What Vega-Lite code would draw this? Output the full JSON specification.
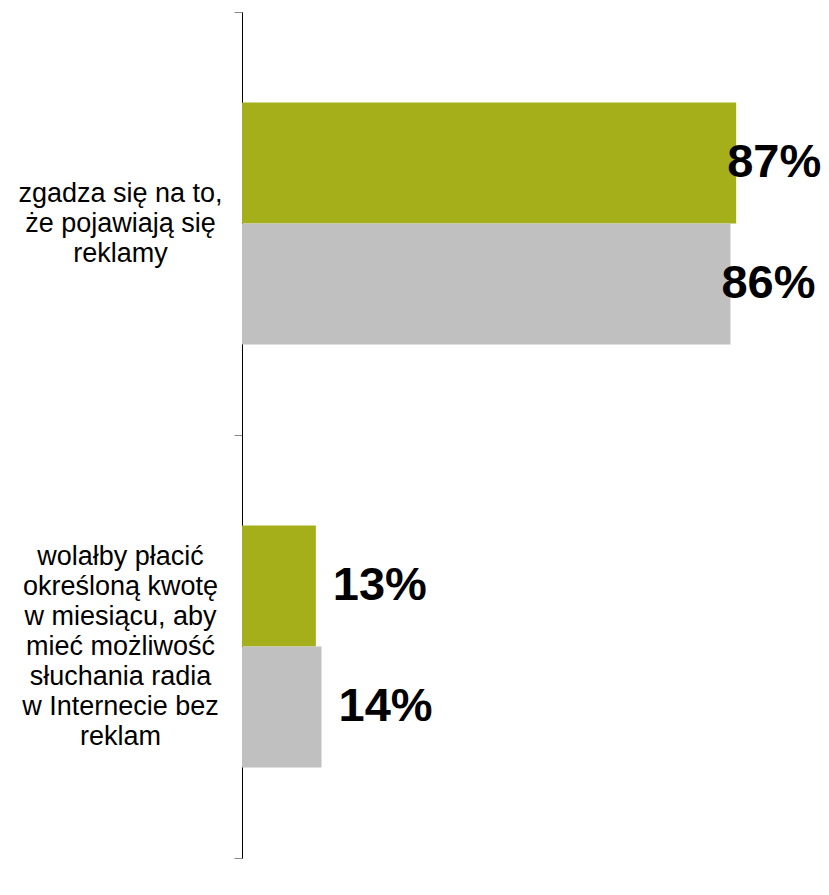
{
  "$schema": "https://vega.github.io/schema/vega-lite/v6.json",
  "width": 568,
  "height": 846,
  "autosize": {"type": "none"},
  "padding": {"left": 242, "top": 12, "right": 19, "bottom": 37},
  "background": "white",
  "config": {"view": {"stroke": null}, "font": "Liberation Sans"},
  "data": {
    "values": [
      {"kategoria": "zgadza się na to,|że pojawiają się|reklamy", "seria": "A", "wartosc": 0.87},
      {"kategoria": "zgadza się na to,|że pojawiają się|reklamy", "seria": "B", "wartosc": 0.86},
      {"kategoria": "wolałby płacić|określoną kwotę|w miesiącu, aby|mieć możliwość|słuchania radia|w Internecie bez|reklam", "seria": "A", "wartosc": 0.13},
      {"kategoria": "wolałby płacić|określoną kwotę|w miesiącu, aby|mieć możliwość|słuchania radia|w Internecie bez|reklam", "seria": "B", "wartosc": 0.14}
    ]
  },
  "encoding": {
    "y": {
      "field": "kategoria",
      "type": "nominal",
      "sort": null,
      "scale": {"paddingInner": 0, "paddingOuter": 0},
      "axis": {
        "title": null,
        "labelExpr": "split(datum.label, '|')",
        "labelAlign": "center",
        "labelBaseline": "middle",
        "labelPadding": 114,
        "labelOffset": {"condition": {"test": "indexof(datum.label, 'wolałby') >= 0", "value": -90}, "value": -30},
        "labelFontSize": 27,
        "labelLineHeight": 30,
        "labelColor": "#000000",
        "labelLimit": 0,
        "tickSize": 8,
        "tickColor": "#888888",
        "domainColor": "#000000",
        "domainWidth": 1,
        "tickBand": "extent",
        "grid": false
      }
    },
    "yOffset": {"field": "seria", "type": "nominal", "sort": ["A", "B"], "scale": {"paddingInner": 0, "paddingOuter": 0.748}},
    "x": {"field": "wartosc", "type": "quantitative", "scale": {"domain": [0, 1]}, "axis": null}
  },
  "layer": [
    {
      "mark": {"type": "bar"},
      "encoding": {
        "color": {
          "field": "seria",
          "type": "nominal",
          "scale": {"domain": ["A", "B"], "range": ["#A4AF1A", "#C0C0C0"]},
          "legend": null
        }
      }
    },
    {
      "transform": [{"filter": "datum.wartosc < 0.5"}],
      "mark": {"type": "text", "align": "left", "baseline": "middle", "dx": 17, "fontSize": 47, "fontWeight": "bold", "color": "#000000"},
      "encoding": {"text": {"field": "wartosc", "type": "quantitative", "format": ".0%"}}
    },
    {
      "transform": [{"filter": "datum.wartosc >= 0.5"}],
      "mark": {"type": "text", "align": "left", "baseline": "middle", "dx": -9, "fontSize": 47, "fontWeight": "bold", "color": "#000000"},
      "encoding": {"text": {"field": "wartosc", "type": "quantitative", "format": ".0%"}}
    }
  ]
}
○ ○ ○ ○
* To do
Output a faithful copy of the data, with each picture left out.

* Final result
What Vega-Lite code would draw this? Output the full JSON specification.
{
  "$schema": "https://vega.github.io/schema/vega-lite/v6.json",
  "width": 568,
  "height": 846,
  "autosize": {"type": "none"},
  "padding": {"left": 242, "top": 12, "right": 19, "bottom": 37},
  "background": "white",
  "config": {"view": {"stroke": null}, "font": "Liberation Sans"},
  "data": {
    "values": [
      {"kategoria": "zgadza się na to,|że pojawiają się|reklamy", "seria": "A", "wartosc": 0.87},
      {"kategoria": "zgadza się na to,|że pojawiają się|reklamy", "seria": "B", "wartosc": 0.86},
      {"kategoria": "wolałby płacić|określoną kwotę|w miesiącu, aby|mieć możliwość|słuchania radia|w Internecie bez|reklam", "seria": "A", "wartosc": 0.13},
      {"kategoria": "wolałby płacić|określoną kwotę|w miesiącu, aby|mieć możliwość|słuchania radia|w Internecie bez|reklam", "seria": "B", "wartosc": 0.14}
    ]
  },
  "encoding": {
    "y": {
      "field": "kategoria",
      "type": "nominal",
      "sort": null,
      "scale": {"paddingInner": 0, "paddingOuter": 0},
      "axis": {
        "title": null,
        "labelExpr": "split(datum.label, '|')",
        "labelAlign": "center",
        "labelBaseline": "middle",
        "labelPadding": 114,
        "labelOffset": {"condition": {"test": "indexof(datum.label, 'wolałby') >= 0", "value": -90}, "value": -30},
        "labelFontSize": 27,
        "labelLineHeight": 30,
        "labelColor": "#000000",
        "labelLimit": 0,
        "tickSize": 8,
        "tickColor": "#888888",
        "domainColor": "#000000",
        "domainWidth": 1,
        "tickBand": "extent",
        "grid": false
      }
    },
    "yOffset": {"field": "seria", "type": "nominal", "sort": ["A", "B"], "scale": {"paddingInner": 0, "paddingOuter": 0.748}},
    "x": {"field": "wartosc", "type": "quantitative", "scale": {"domain": [0, 1]}, "axis": null}
  },
  "layer": [
    {
      "mark": {"type": "bar"},
      "encoding": {
        "color": {
          "field": "seria",
          "type": "nominal",
          "scale": {"domain": ["A", "B"], "range": ["#A4AF1A", "#C0C0C0"]},
          "legend": null
        }
      }
    },
    {
      "transform": [{"filter": "datum.wartosc < 0.5"}],
      "mark": {"type": "text", "align": "left", "baseline": "middle", "dx": 17, "fontSize": 47, "fontWeight": "bold", "color": "#000000"},
      "encoding": {"text": {"field": "wartosc", "type": "quantitative", "format": ".0%"}}
    },
    {
      "transform": [{"filter": "datum.wartosc >= 0.5"}],
      "mark": {"type": "text", "align": "left", "baseline": "middle", "dx": -9, "fontSize": 47, "fontWeight": "bold", "color": "#000000"},
      "encoding": {"text": {"field": "wartosc", "type": "quantitative", "format": ".0%"}}
    }
  ]
}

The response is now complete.